Despite being in the top two placings for much of the race, Dalin did not have it all easy. His port foil casing failed in the Southern Ocean, leaving Dalin to construct a remarkable 18-hour repair – the true MacGuyver-esque nature of which, with a cat’s cradle of lines and stays, only became evident at the finish.

“I was going back and forwards between the cockpit and the foil exit location on the hull,” Dalin explained. “I was suspended by a halyard to reach the point where I could fit the chock and I don’t know how many times I went back and forth – 30 or 40 times – to adjust the carbon piece to fit the foil case.”

Dalin sailed an otherwise near-faultless race, leading at the Cape of Good Hope and Cape Leeuwin, but chasing rival Bestaven at the Cape of Good Hope. Despite the foil damage, a tactically smart eastern route saw him reel Bestaven in on the climb up the Atlantic, gaining over 400 miles past the coast of Brazil.

Despite having to relinquish victory, Dalin was gracious at the finish: “What I’m going to remember is that I was first over the line – no one can take it away from me. It’s normal for boats that stop to help others to have time compensation and that’s out of my control. But whatever the outcome I’m here in front of you now and I’m happy that I’ve done a good job.

“Before leaving I said that finishing this round the world race would be a victory. Now I am even more aware of it – each of us has had many problems to overcome – and just to finish is a victory.”

10. Clarisse Cremer

French skipper Clarisse Crèmer is now the fastest woman to sail singlehanded non-stop around the world, when she completed her Vendée Globe after 87d 2hrs 24 mins, breaking Ellen MacArthur’s 21-year monohull solo non-stop record of 94 days (when she took 2nd in the 2000-2001 Vendée Globe).

Cremer’s achievement inspired a message from Dame MacArthur herself, saying: “Hi Clarisse, just a little message to say a big bravo for your race around the world. It’s great to see you at the finish line. It’s truly an exceptional lap. Well done for everything you have done! “

But the 31-year-old played down her achievement, saying at the finish: “We know that being a woman in ocean racing becomes a differentiator on land. But this is a mixed race and a mixed sport. There is no female classification. At sea, I am a sailor and I don’t tell myself that the sailor in front is a man or a woman, I don’t think about that at all.”
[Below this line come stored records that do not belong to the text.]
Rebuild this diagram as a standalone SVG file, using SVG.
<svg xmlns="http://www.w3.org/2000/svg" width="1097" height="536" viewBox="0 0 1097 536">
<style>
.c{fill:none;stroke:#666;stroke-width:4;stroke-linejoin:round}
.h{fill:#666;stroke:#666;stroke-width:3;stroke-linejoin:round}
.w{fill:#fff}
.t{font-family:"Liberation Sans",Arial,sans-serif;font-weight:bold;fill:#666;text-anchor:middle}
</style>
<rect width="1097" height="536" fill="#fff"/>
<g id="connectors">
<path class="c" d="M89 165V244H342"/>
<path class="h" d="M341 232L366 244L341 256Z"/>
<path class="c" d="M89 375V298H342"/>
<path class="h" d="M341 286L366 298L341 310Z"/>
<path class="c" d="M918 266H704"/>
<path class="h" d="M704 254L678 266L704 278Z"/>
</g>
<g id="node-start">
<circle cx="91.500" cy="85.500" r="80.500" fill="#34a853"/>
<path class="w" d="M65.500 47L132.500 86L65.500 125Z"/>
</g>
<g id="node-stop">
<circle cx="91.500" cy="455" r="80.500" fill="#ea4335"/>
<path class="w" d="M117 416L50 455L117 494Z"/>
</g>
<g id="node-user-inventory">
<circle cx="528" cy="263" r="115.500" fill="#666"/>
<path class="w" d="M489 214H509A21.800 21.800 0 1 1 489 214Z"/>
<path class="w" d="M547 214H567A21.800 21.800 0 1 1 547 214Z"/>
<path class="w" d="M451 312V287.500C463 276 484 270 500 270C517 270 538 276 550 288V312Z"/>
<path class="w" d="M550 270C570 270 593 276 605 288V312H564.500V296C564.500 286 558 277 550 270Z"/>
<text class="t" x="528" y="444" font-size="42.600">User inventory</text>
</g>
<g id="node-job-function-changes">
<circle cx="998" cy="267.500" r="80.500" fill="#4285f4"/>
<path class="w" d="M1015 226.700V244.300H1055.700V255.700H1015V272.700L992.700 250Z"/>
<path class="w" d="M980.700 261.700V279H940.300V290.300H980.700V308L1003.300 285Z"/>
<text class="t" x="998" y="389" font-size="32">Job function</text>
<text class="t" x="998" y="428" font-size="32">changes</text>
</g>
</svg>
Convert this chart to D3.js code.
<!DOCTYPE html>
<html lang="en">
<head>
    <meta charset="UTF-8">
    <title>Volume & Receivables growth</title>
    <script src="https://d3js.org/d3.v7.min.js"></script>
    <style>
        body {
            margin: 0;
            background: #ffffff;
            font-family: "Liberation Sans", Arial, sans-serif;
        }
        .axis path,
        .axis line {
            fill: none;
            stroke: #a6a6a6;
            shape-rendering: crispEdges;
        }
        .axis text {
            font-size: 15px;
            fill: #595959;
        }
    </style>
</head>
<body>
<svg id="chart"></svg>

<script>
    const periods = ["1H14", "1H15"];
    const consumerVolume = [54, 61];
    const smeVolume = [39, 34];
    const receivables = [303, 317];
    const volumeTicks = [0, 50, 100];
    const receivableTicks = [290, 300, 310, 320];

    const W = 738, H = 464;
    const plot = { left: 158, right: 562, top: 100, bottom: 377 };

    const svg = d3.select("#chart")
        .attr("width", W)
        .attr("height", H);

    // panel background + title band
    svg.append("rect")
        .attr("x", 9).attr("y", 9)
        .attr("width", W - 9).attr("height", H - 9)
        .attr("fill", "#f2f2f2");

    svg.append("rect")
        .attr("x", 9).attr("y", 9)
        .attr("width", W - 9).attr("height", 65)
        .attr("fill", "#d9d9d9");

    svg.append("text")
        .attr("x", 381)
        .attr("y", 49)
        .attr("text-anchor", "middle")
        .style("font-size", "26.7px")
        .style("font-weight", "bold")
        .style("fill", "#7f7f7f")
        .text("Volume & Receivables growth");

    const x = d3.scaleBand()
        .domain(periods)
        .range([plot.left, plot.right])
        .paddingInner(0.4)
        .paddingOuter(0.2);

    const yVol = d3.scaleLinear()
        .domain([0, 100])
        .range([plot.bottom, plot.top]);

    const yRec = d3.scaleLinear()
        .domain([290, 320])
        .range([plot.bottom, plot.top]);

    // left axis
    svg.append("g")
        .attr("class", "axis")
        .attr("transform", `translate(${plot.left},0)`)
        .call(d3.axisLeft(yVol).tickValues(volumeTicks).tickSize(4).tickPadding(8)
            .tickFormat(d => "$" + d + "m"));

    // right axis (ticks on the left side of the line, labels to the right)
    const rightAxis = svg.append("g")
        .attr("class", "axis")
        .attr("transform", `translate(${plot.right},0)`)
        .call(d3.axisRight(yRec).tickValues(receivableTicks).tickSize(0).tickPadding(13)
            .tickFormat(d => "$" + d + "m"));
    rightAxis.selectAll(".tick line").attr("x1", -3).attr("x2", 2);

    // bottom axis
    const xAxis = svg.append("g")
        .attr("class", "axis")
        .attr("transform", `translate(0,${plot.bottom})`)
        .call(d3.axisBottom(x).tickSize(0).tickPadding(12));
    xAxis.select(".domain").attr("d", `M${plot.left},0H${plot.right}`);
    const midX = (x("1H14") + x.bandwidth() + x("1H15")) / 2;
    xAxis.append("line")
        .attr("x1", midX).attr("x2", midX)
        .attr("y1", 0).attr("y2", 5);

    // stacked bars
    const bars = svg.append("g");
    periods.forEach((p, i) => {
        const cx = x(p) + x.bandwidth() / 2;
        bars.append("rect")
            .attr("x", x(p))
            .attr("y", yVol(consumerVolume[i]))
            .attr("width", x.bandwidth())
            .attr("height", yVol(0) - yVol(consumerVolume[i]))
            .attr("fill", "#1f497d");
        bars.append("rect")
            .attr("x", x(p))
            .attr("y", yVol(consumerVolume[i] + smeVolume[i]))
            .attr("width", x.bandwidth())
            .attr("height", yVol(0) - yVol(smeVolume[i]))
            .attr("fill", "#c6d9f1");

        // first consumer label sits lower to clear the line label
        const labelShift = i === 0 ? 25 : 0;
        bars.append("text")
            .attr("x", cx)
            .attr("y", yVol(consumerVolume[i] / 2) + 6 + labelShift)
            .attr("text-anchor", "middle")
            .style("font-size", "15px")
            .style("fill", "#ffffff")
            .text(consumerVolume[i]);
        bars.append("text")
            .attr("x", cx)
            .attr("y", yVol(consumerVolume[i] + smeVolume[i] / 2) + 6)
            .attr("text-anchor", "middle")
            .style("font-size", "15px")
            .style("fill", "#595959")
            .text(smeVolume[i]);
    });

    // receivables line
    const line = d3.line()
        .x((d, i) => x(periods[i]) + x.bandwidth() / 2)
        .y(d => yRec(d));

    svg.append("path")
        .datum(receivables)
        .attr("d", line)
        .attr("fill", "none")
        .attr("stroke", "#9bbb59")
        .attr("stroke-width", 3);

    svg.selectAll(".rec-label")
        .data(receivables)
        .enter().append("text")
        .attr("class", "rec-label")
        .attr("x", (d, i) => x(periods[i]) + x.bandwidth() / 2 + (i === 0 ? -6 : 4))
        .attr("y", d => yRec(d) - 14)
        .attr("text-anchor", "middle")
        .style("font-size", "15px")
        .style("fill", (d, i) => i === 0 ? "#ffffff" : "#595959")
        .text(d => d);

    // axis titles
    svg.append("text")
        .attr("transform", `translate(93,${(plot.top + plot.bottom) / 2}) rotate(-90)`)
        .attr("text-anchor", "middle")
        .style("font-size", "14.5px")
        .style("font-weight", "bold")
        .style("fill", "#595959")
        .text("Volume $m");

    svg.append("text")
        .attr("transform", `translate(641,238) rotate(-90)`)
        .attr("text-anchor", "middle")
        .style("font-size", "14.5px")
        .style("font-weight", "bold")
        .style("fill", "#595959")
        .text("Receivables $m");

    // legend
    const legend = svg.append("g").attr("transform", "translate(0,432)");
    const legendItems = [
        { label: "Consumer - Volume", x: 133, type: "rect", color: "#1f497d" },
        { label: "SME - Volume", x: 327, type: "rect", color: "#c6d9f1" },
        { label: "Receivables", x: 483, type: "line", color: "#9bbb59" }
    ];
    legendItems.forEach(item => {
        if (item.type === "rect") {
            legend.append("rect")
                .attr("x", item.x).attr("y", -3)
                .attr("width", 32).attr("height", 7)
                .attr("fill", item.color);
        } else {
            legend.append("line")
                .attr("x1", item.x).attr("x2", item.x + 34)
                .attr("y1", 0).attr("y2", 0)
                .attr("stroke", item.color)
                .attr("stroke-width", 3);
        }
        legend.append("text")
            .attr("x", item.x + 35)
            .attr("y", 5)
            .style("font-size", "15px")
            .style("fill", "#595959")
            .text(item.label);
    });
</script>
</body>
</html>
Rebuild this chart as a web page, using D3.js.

Cremer won legions of fans for her upbeat, positive videos, although she also spoke honestly about her doubts and fears at time, endearing her to many followers. “I’m afraid I’m going off my head. I know that each gale seriously affects the condition of my boat,” she worried in the early stages of the race when facing Storm Theta.

However, she grew in confidence throughout the race, sailing along the edge of the Ice Exclusion Zone with waves in excess of 20ft and winds of more than 40 knots in the Pacific, and overcoming her personal fear by climbing the mast twice on the return Atlantic leg.

“I learned to switch off my brain, continue to advance, eat, sleep and look after myself,” she explained.

When she passed Cape Horn, she felt like she had ‘“earned my stripes”. Now, as the fastest woman ever to have completed the race, she joins the ranks of Vendée Globe heroes.